Gallium nitride-based heterojunction field-effect transistors for high-power high-frequency MMIC power amplifiers.

Abstract

The use of wide bandgap devices and circuits has increased dramatically in recent years in step with significant advancements in material quality and device technology. Devices made with silicon carbide and gallium nitride have shown exceptional chemical and electrical stability and are extremely promising high power, high temperature, and high frequency operation. The use of III-V nitride material specifically have found applications in blue and UV emission optoelectronic devices such as LEDs, semiconductor layers, as well as solar-blind sensors and reflectors.

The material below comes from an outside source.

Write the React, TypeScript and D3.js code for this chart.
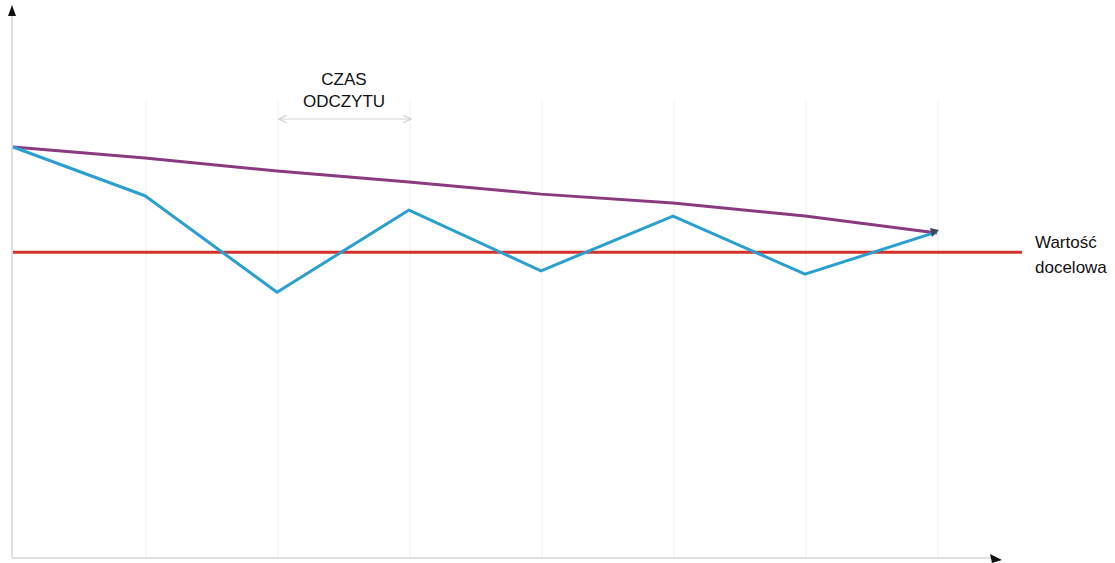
import React from "react";
import * as d3 from "d3";

const steps = [0, 1, 2, 3, 4, 5, 6, 7];
const measured = [75.0, 66.1, 48.5, 63.5, 52.4, 62.4, 51.8, 59.5];
const trend = [75.0, 73.0, 70.6, 68.6, 66.4, 64.8, 62.4, 59.3];
const target = 55.8;
const gridSteps = [1, 2, 3, 4, 5, 6, 7];
const readLabel = ["CZAS", "ODCZYTU"];
const targetLabel = ["Wartość", "docelowa"];

export default function App() {
  const W = 1115, H = 563;
  const x = d3.scaleLinear().domain([0, 7]).range([13, 937]);
  const y = d3.scaleLinear().domain([0, 100]).range([558, 10]);
  const line = d3.line<number>().x((_, i) => x(steps[i])).y((d) => y(d));
  const font = "Liberation Sans, Arial, sans-serif";
  const axisX = 12, axisY = 558;
  const endX = x(7), endY = y(trend[7]);
  const midX = (x(2) + x(3)) / 2 + 1;
  return (
    <svg width={W} height={H} style={{ position: "absolute", left: 0, top: 0, background: "#fff" }}>
      <defs>
        <marker id="openArrow" viewBox="0 0 10 10" refX="9" refY="5" markerWidth="8" markerHeight="8" orient="auto-start-reverse">
          <path d="M1,1 L9,5 L1,9" fill="none" stroke="#cfcfcf" strokeWidth="1.2" />
        </marker>
      </defs>
      {gridSteps.map((s) => (
        <line key={s} x1={x(s) + 1} x2={x(s) + 1} y1={100} y2={axisY} stroke="#f0f0f0" strokeWidth={1} />
      ))}
      {/* axes */}
      <line x1={axisX} x2={axisX} y1={14} y2={axisY} stroke="#e0e0e0" strokeWidth={2} />
      <line x1={axisX} x2={996} y1={axisY} y2={axisY} stroke="#e0e0e0" strokeWidth={2} />
      <path d={`M${axisX - 4},${16} L${axisX},${5} L${axisX + 4},${16} Z`} fill="#111" />
      <path d={`M${990},${axisY - 4} L${1002},${axisY + 2} L${992},${axisY + 5} Z`} fill="#111" />
      {/* reading time arrow */}
      <line x1={x(2) + 2} x2={x(3) + 2} y1={119} y2={119} stroke="#d4d4d4" strokeWidth={1.2}
        markerStart="url(#openArrow)" markerEnd="url(#openArrow)" />
      <text x={midX} y={85} textAnchor="middle" fontFamily={font} fontSize={17} fill="#111">{readLabel[0]}</text>
      <text x={midX} y={107} textAnchor="middle" fontFamily={font} fontSize={17} fill="#111">{readLabel[1]}</text>
      {/* target */}
      <line x1={13} x2={1022} y1={y(target)} y2={y(target)} stroke="#d3322b" strokeWidth={3} />
      <text x={1035} y={248} fontFamily={font} fontSize={17} fill="#111">{targetLabel[0]}</text>
      <text x={1035} y={273} fontFamily={font} fontSize={17} fill="#111">{targetLabel[1]}</text>
      {/* lines */}
      <path d={line(trend) || ""} fill="none" stroke="#8a3b7f" strokeWidth={3} />
      <path d={line(measured) || ""} fill="none" stroke="#2a9fd2" strokeWidth={3} strokeLinejoin="round" />
      <path d={`M${endX - 7},${endY - 5} L${endX + 2},${endY - 3} L${endX - 5},${endY + 4} Z`} fill="#3a4a5a" />
    </svg>
  );
}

The strong piezoelectric nature of III-V nitrides also allows for their use in chemical and pressure sensors. III-V nitride devices are now in limited commercial production for optical, electronic, and sensor application. The expected demand and technological maturation for devices made form this material system is extremely promising, but there is still quite a bit of work to be done before the promise becomes a reality. In this study, the viability of GaN-based HFETs for high frequency and high power MMIC amplifier applications will be demonstrated through fabrication process optimization and investigation of HFET performance through the optimization of layer design and device geometry. DC, pulsed I-V, low frequency noise, small and large signal characterization will be used to determine optimum operation points and structures to yield optimum large signal performance. Single- and two-stage amplifiers will be designed and simulated to indicate the potential RF MMIC performance at 12GHz and 20GHz large signal operation. SAW filter fabrication and integration with active GaN HFETs devices for sensing and low frequency RF application will also be addressed.